The Del Mar Civic Center
(Karen Billing)

A majority of Del Mar council members showed support for a wide-ranging regional transportation plan that includes a framework for moving the train tracks off the eroding bluff.

Hasan Ikrhata, executive director of the San Diego Association of Governments (SANDAG), and SANDAG staff presented the plan to the City Council at the beginning of its Nov. 15 meeting, before the meeting was cut short due to a power outage.

“This plan is about providing choices for San Diegans, about reimagining the future of transportation, it’s about building major infrastructure for the future,” Ikhrata said.

The $163 billion plan is still pending approval from the SANDAG board of directors, which is scheduled to take a vote on Dec. 10. If approved, SANDAG officials would then pursue a ballot measure on a to-be-determined date.

In addition to moving the Del Mar rail inland by 2035, the plan also envisions free public transportation by 2030, a more thorough network of public transportation options throughout the county and targets for greenhouse gas reduction.

“The fact that railroad relocation of the tracks off the bluff is in this plan and funded with a timeline of 14 years, I have to support the plan,” said Mayor Terry Gaasterland, who represents Del Mar on the SANDAG board of directors. “This has to happen for Del Mar.”

“Most of the people in San Diego County have to get in a car, they have no other choice, there is no other way to do it,” City Councilman Dave Druker said. “This is a huge problem, and we need to throw everything at it.”

City Councilman Dan Quirk said that there have been trends, such as the COVID-19 pandemic, that have led to reduced ridership that the plan should take into account. He said he supports a bigger investment in electric vehicles.

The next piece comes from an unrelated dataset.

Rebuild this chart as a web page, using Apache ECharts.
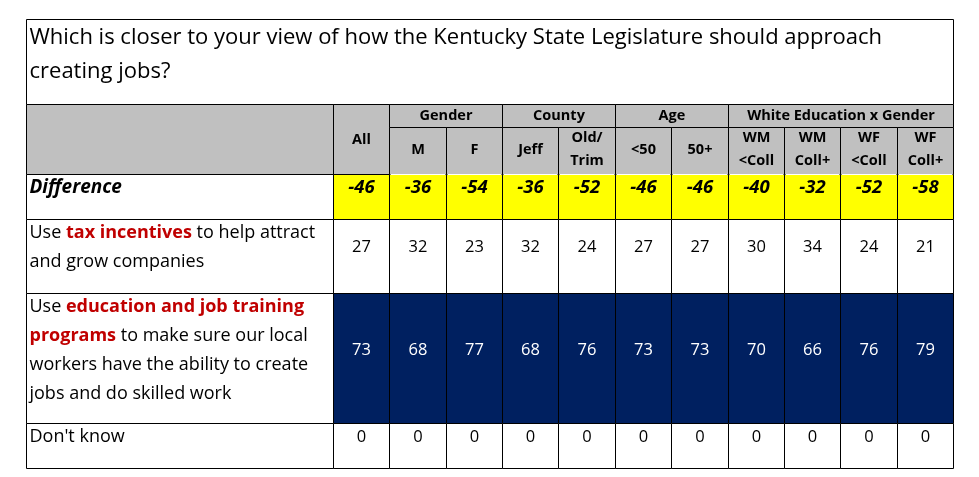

“It would be much more advisable for us all to just pause for a year or two and see where this is going,” he said.

City Councilwoman Tracy Martinez said parts of the plan are “too vague,” specifically as it relates to a potential tunnel alignment when the rail is moved off the bluff.

Del Mar Deputy Mayor Dwight Worden said the plan should advance to the voters.

“If we don’t approve the plan, we’re not even going to give the SANDAG board the opportunity to flesh those out and we’re not even going to give the voters a chance to vote up or down on them,” he said.